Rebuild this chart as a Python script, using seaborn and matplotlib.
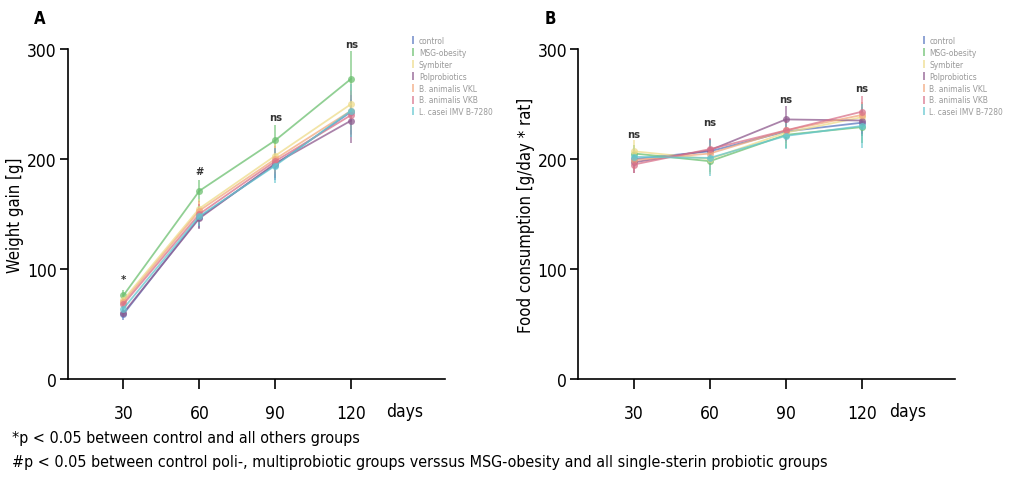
import pandas as pd
import matplotlib.pyplot as plt
import seaborn as sns
from matplotlib.lines import Line2D
from matplotlib import font_manager

sns.set_theme(style="ticks")
names = {f.name for f in font_manager.fontManager.ttflist}
cond = 'Liberation Sans Narrow' if 'Liberation Sans Narrow' in names else 'DejaVu Sans'
plt.rcParams['font.family'] = [cond, 'DejaVu Sans']
plt.rcParams['font.stretch'] = 'condensed'
plt.rcParams['text.color'] = 'black'
plt.rcParams['axes.labelcolor'] = 'black'

# Data
days = [30, 60, 90, 120]
groups = ["control", "MSG-obesity", "Symbiter", "Polprobiotics",
          "B. animalis VKL", "B. animalis VKB", "L. casei IMV B-7280"]
colors = ["#5b79c0", "#6cc070", "#eedc8a", "#8e5a8e", "#f2a97e", "#d9728a", "#63c6cf"]

weight = {
    "control":             [59, 147, 195, 243],
    "MSG-obesity":         [76, 171, 217, 273],
    "Symbiter":            [72, 155, 203, 250],
    "Polprobiotics":       [60, 146, 196, 235],
    "B. animalis VKL":     [70, 153, 200, 244],
    "B. animalis VKB":     [68, 150, 198, 240],
    "L. casei IMV B-7280": [64, 148, 194, 244],
}
weight_sd = {
    "control":             [5, 10, 14, 20],
    "MSG-obesity":         [5, 10, 14, 25],
    "Symbiter":            [4, 9, 12, 18],
    "Polprobiotics":       [4, 10, 13, 20],
    "B. animalis VKL":     [4, 9, 12, 18],
    "B. animalis VKB":     [4, 9, 12, 18],
    "L. casei IMV B-7280": [4, 9, 16, 24],
}
food = {
    "control":             [200, 207, 225, 233],
    "MSG-obesity":         [205, 198, 222, 229],
    "Symbiter":            [207, 200, 224, 238],
    "Polprobiotics":       [197, 208, 236, 235],
    "B. animalis VKL":     [199, 205, 226, 240],
    "B. animalis VKB":     [195, 209, 226, 243],
    "L. casei IMV B-7280": [202, 201, 221, 230],
}
food_sd = {
    "control":             [8, 10, 10, 12],
    "MSG-obesity":         [8, 10, 12, 14],
    "Symbiter":            [10, 14, 10, 12],
    "Polprobiotics":       [10, 10, 12, 12],
    "B. animalis VKL":     [8, 10, 10, 12],
    "B. animalis VKB":     [8, 10, 10, 14],
    "L. casei IMV B-7280": [8, 16, 12, 20],
}
weight_marks = ["*", "#", "ns", "ns"]
weight_mark_y = [91, 189, 238, 305]
food_marks = ["ns", "ns", "ns", "ns"]
food_mark_y = [223, 234, 255, 265]


def long_table(values):
    rows = []
    for g in groups:
        for d, v in zip(days, values[g]):
            rows.append({"day": d, "group": g, "value": v})
    return pd.DataFrame(rows)


fig = plt.figure(figsize=(10.11, 4.81), dpi=100)
axA = fig.add_axes([0.067, 0.210, 0.373, 0.686])
axB = fig.add_axes([0.572, 0.210, 0.373, 0.686])
palette = dict(zip(groups, colors))

panels = [
    (axA, weight, weight_sd, weight_marks, weight_mark_y, "Weight gain [g]", "A", 141),
    (axB, food, food_sd, food_marks, food_mark_y, "Food consumption [g/day * rat]", "B", 138),
]

for ax, vals, sds, marks, mark_y, ylabel, letter, days_x in panels:
    df = long_table(vals)
    for g in groups:
        ax.errorbar(days, vals[g], yerr=sds[g], fmt="none", ecolor=palette[g],
                    elinewidth=1.2, capsize=0, alpha=0.7, zorder=2)
    sns.lineplot(data=df, x="day", y="value", hue="group", palette=palette,
                 hue_order=groups, marker="o", markersize=5, markeredgewidth=0,
                 linewidth=1.3, alpha=0.75, legend=False, ax=ax, zorder=3)

    for d, m, y in zip(days, marks, mark_y):
        ax.text(d, y, m, ha="center", va="center", fontsize=8, fontweight="bold",
                color="#333333")

    ax.set_xlim(8, 157)
    ax.set_ylim(0, 300)
    ax.set_xticks(days)
    ax.set_yticks([0, 100, 200, 300])
    ax.set_xlabel("")
    ax.set_ylabel(ylabel, fontsize=12)
    ax.yaxis.set_label_coords(-0.115, 0.5)
    sns.despine(ax=ax)
    for s in ["left", "bottom"]:
        ax.spines[s].set_linewidth(1.2)
        ax.spines[s].set_color("black")
    ax.tick_params(axis="x", length=7, width=1.2, pad=11, labelsize=12.5, colors="black")
    ax.tick_params(axis="y", length=6, width=1.2, pad=2, labelsize=12.5, colors="black")
    ax.text(days_x, -0.098, "days", transform=ax.get_xaxis_transform(),
            ha="center", va="center", fontsize=12.5)
    ax.text(-0.075, 1.095, letter, transform=ax.transAxes, fontsize=12,
            fontweight="bold", ha="center", va="center")

    handles = [Line2D([], [], color=c, marker="|", linestyle="none", markersize=6,
                      markeredgewidth=1.2, alpha=0.8) for c in colors]
    leg = ax.legend(handles, groups, loc="upper left", bbox_to_anchor=(0.9, 1.05),
                    frameon=False, fontsize=6, handlelength=0.6, handletextpad=0.4,
                    labelspacing=0.35, borderaxespad=0)
    for t in leg.get_texts():
        t.set_color("#999999")

fig.text(0.012, 0.080, "*p < 0.05 between control and all others groups", fontsize=11.5)
fig.text(0.012, 0.030, "#p < 0.05 between control poli-, multiprobiotic groups verssus "
         "MSG-obesity and all single-sterin probiotic groups", fontsize=11.5)

fig.savefig("out.png", dpi=100)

______________________________

◆ **AIM**:
Copy the listing over exactly, skipping the pictures it holds.

◆ **SOLUTION FOR THIS EXERCISE**:
Rebuild this chart as a Python script, using seaborn and matplotlib.
import pandas as pd
import matplotlib.pyplot as plt
import seaborn as sns
from matplotlib.lines import Line2D
from matplotlib import font_manager

sns.set_theme(style="ticks")
names = {f.name for f in font_manager.fontManager.ttflist}
cond = 'Liberation Sans Narrow' if 'Liberation Sans Narrow' in names else 'DejaVu Sans'
plt.rcParams['font.family'] = [cond, 'DejaVu Sans']
plt.rcParams['font.stretch'] = 'condensed'
plt.rcParams['text.color'] = 'black'
plt.rcParams['axes.labelcolor'] = 'black'

# Data
days = [30, 60, 90, 120]
groups = ["control", "MSG-obesity", "Symbiter", "Polprobiotics",
          "B. animalis VKL", "B. animalis VKB", "L. casei IMV B-7280"]
colors = ["#5b79c0", "#6cc070", "#eedc8a", "#8e5a8e", "#f2a97e", "#d9728a", "#63c6cf"]

weight = {
    "control":             [59, 147, 195, 243],
    "MSG-obesity":         [76, 171, 217, 273],
    "Symbiter":            [72, 155, 203, 250],
    "Polprobiotics":       [60, 146, 196, 235],
    "B. animalis VKL":     [70, 153, 200, 244],
    "B. animalis VKB":     [68, 150, 198, 240],
    "L. casei IMV B-7280": [64, 148, 194, 244],
}
weight_sd = {
    "control":             [5, 10, 14, 20],
    "MSG-obesity":         [5, 10, 14, 25],
    "Symbiter":            [4, 9, 12, 18],
    "Polprobiotics":       [4, 10, 13, 20],
    "B. animalis VKL":     [4, 9, 12, 18],
    "B. animalis VKB":     [4, 9, 12, 18],
    "L. casei IMV B-7280": [4, 9, 16, 24],
}
food = {
    "control":             [200, 207, 225, 233],
    "MSG-obesity":         [205, 198, 222, 229],
    "Symbiter":            [207, 200, 224, 238],
    "Polprobiotics":       [197, 208, 236, 235],
    "B. animalis VKL":     [199, 205, 226, 240],
    "B. animalis VKB":     [195, 209, 226, 243],
    "L. casei IMV B-7280": [202, 201, 221, 230],
}
food_sd = {
    "control":             [8, 10, 10, 12],
    "MSG-obesity":         [8, 10, 12, 14],
    "Symbiter":            [10, 14, 10, 12],
    "Polprobiotics":       [10, 10, 12, 12],
    "B. animalis VKL":     [8, 10, 10, 12],
    "B. animalis VKB":     [8, 10, 10, 14],
    "L. casei IMV B-7280": [8, 16, 12, 20],
}
weight_marks = ["*", "#", "ns", "ns"]
weight_mark_y = [91, 189, 238, 305]
food_marks = ["ns", "ns", "ns", "ns"]
food_mark_y = [223, 234, 255, 265]


def long_table(values):
    rows = []
    for g in groups:
        for d, v in zip(days, values[g]):
            rows.append({"day": d, "group": g, "value": v})
    return pd.DataFrame(rows)


fig = plt.figure(figsize=(10.11, 4.81), dpi=100)
axA = fig.add_axes([0.067, 0.210, 0.373, 0.686])
axB = fig.add_axes([0.572, 0.210, 0.373, 0.686])
palette = dict(zip(groups, colors))

panels = [
    (axA, weight, weight_sd, weight_marks, weight_mark_y, "Weight gain [g]", "A", 141),
    (axB, food, food_sd, food_marks, food_mark_y, "Food consumption [g/day * rat]", "B", 138),
]

for ax, vals, sds, marks, mark_y, ylabel, letter, days_x in panels:
    df = long_table(vals)
    for g in groups:
        ax.errorbar(days, vals[g], yerr=sds[g], fmt="none", ecolor=palette[g],
                    elinewidth=1.2, capsize=0, alpha=0.7, zorder=2)
    sns.lineplot(data=df, x="day", y="value", hue="group", palette=palette,
                 hue_order=groups, marker="o", markersize=5, markeredgewidth=0,
                 linewidth=1.3, alpha=0.75, legend=False, ax=ax, zorder=3)

    for d, m, y in zip(days, marks, mark_y):
        ax.text(d, y, m, ha="center", va="center", fontsize=8, fontweight="bold",
                color="#333333")

    ax.set_xlim(8, 157)
    ax.set_ylim(0, 300)
    ax.set_xticks(days)
    ax.set_yticks([0, 100, 200, 300])
    ax.set_xlabel("")
    ax.set_ylabel(ylabel, fontsize=12)
    ax.yaxis.set_label_coords(-0.115, 0.5)
    sns.despine(ax=ax)
    for s in ["left", "bottom"]:
        ax.spines[s].set_linewidth(1.2)
        ax.spines[s].set_color("black")
    ax.tick_params(axis="x", length=7, width=1.2, pad=11, labelsize=12.5, colors="black")
    ax.tick_params(axis="y", length=6, width=1.2, pad=2, labelsize=12.5, colors="black")
    ax.text(days_x, -0.098, "days", transform=ax.get_xaxis_transform(),
            ha="center", va="center", fontsize=12.5)
    ax.text(-0.075, 1.095, letter, transform=ax.transAxes, fontsize=12,
            fontweight="bold", ha="center", va="center")

    handles = [Line2D([], [], color=c, marker="|", linestyle="none", markersize=6,
                      markeredgewidth=1.2, alpha=0.8) for c in colors]
    leg = ax.legend(handles, groups, loc="upper left", bbox_to_anchor=(0.9, 1.05),
                    frameon=False, fontsize=6, handlelength=0.6, handletextpad=0.4,
                    labelspacing=0.35, borderaxespad=0)
    for t in leg.get_texts():
        t.set_color("#999999")

fig.text(0.012, 0.080, "*p < 0.05 between control and all others groups", fontsize=11.5)
fig.text(0.012, 0.030, "#p < 0.05 between control poli-, multiprobiotic groups verssus "
         "MSG-obesity and all single-sterin probiotic groups", fontsize=11.5)

fig.savefig("out.png", dpi=100)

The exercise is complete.